The paradox of choice, or choice overload is another phenomenon that psychologist, Barry Schwartz has studied (some great Ted talks are linked). This research has focused on how, as consumers, when we are given more options in our purchasing process, we actually end up less satisfied with our decision or even paralyzed with “choice overload.” You indecisively ordered the chocolate cake but when you see the tiramisu go by you sigh and take a dissatisfied bite of the wrong choice. More seriously, you buy a home or a car and buyers remorse instantaneously digs a pit in your stomach big enough to house all of the options that you said “no” to along the way. This is a real problem. We live with that subtle, nagging mental discomfort of cognitive dissonance because we are constantly making choices that are mutually exclusive to other potentially good choices.
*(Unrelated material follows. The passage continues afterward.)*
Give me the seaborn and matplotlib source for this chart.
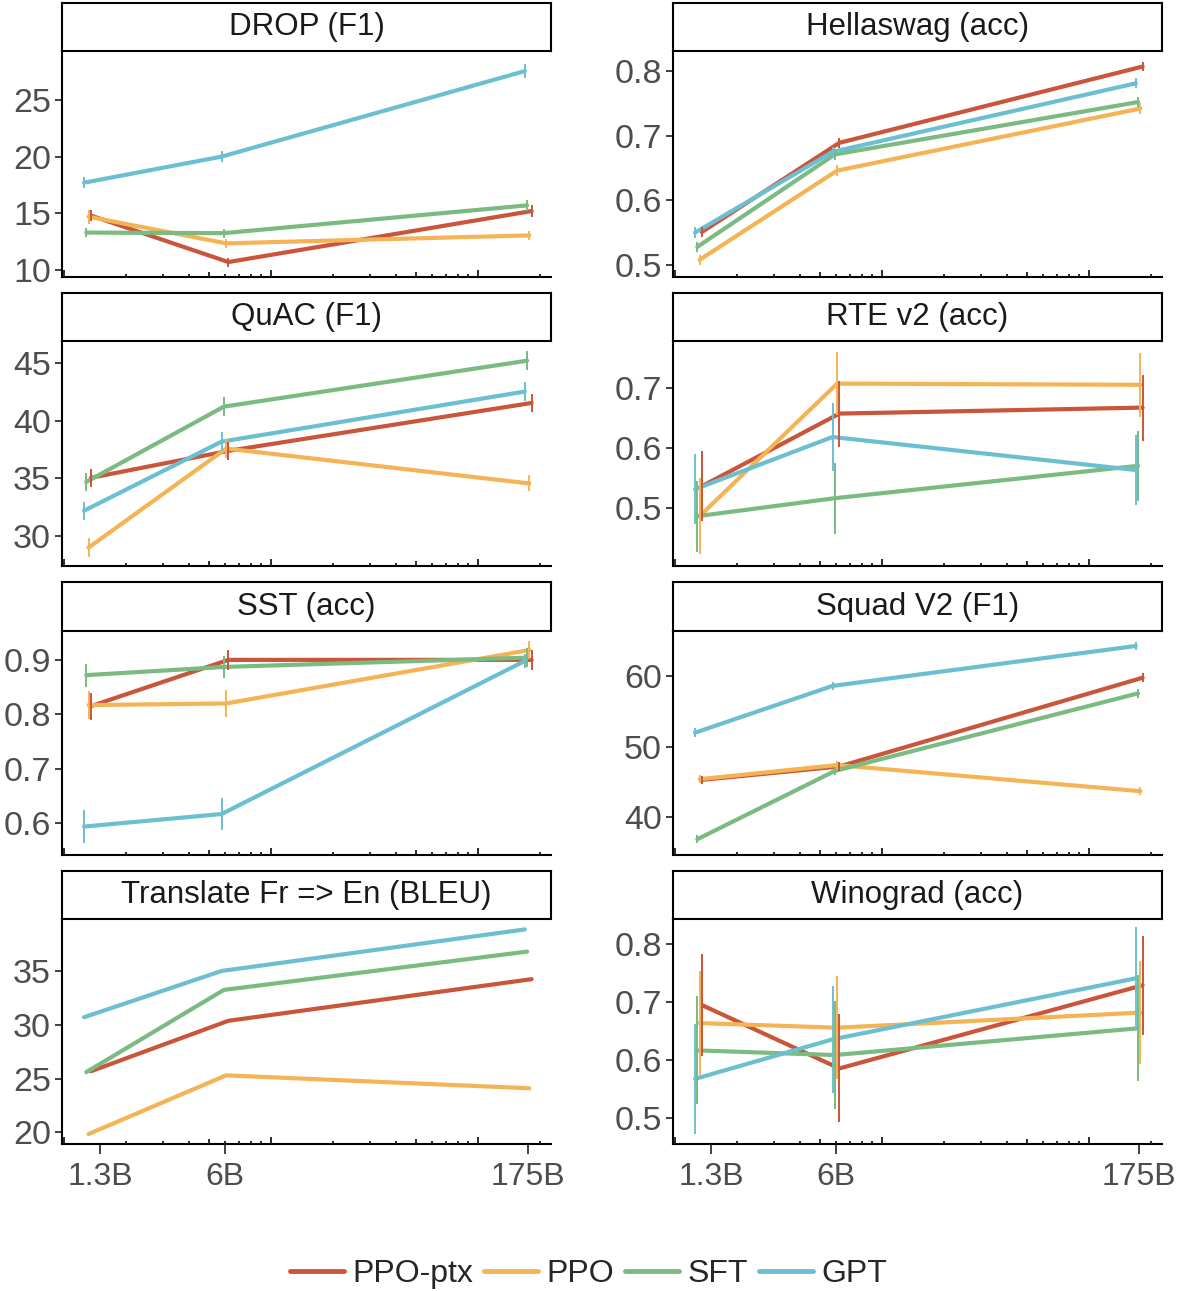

It is FOMO at its finest. We cannot be fully present or wholly content in the things we own, the experiences we have, the lives we live…because we are all too acutely aware that there are other, potentially better options out there. And this isn’t just happenstance that we feel this way as a society. Discontentment has been intentionally weaved into the fabric of our consumeristic culture. How else could they convince us that we need a new $700 phone in a year because the camera has .01 more megapixels?
But it’s not just our relationships to our things that are effected by this. The greatest casualty of all is our relationships with each other. We make a lifelong vow to another but our minds and eyes wander as we consider the alternatives that we passed up as if they are items on a shelf and we’re considering making an exchange. Then there’s our friendships. We (unconsciously) ask questions like, what do they have to offer me? How interesting are they? And how much work is the relationship going to be? We tend to spend our time with people who offer us the best deal, the smartest return on our investment. And when that changes, we bail out and trade up for the newer model that has a certain level of novelty and mystery.
And what about our work? Are you as lost as I am on what you want to be when you grow up? We pick a degree and yet the options still seem infinite. We take a job, but how often do we think about the other opportunities out there and if we're doing what we should be? Truly, this might be the area of our lives that we experience the most cognitive dissonance. We spend most of our time and energy at our workplace but we are carrying the burden of nagging thoughts that we could be making more money, doing something we enjoy more, helping people in better ways. And these are great questions to be asking! But how do we determine whether they are a product of our millennial ADHD or legitimate desires to live and work in a purposeful way? And what do we do about it?
Ok now that we thoroughly feel the dissonance of problems without solutions- I’m going to offer some steps, but I won't sell you short with a quick fix or cheap answer...
1. Accept your limitations
This is counter-intuitive to us because we have been programmed to love having the world at our fingertips. As a child of the 90’s, Space Jam and R. Kelly were my sources of inspiration. I would belt out, “I believe I can fly…I believe I can touch the sky.” But I’m not Michael Jordan and I’ll never play basketball with Bugs Bunny. Oh ya, and I can’t fly. These are limitations that I begrudgingly accepted at some point. What limitations are you trying to rebel against? Are you spending more money than you make? Are you living as if you have more than 24-hours in a day? Are you working endlessly to achieve a goal, or meet expectations that belong to someone else, and in doing so missing out on living your life? Do you love your job or your relationships but feel discontent because of the way that it restricts you from doing other things?...Is it possible that we self-sabotage partly because we don’t want to accept that we have real limitations that we must live within?
2. Embrace your limitations
Let’s go a step further. Since we now know that choices can create angst (cognitive dissonance), what if we invited our limitations to be our greatest ally? Accepting our limitations frees us from constantly feeling like we’re falling short of being super-human. Embracing our limitations then says, I’m going to embrace my current life and circumstances to allow them to carve out boundaries for me to live within. This isn’t giving up on dreaming big, in fact the very opposite. Its being realistic about the things that we can and cannot do. In giving credence to our stage in life, current relationships, our finances, education, passions, interests and talents, we give ourselves permission to forsake the things that do not currently belong to us, the things that our limitations preclude us from doing (right now). Once we do that, we gain the time, energy and freedom to start where we really are and live fully into our loves; the ones we’ve been neglecting in our pursuits of “doing it all.”
3. Trade in your limitations
Consider: what is using up your time and resources right now that just isn’t that important to you? Are you spending $150 on a cable bill but feeling called to be more generous within your community? Are you working an extra job to keep up with that high car payment but really missing the time with your family? What is something that you are passionate about, have committed yourself to or feel a burden for, that is being neglected in your life? We can't get rid of our limitations, but we can trade them in. When Reese and I sold most of what we own in our move last year, we gave up: some stuff, a couple spare bedrooms, and the stress of extra maintenance. We also lost some personal space and the chance of ever having a clean kitchen. We gained : time and energy, monthly resources in reduced rent and new rental income, more committed relationships with our new roommates, and an absolutely beautiful, life-giving landscape in our new neighborhood. Which also means more relationships to manage, house maintenance problems that don't always get fixed, and droves of mosquitos in the summer. It's always going to be a trade- but let's not be so paralyzed by the myriad of imperfect options that we stop making intentional choices. Rather than quelling our cognitive dissonance with cheap answers about why we live in the way that we do, let's really consider our "beliefs, ideas and values" and challenge ourselves to make the next step to live accordingly.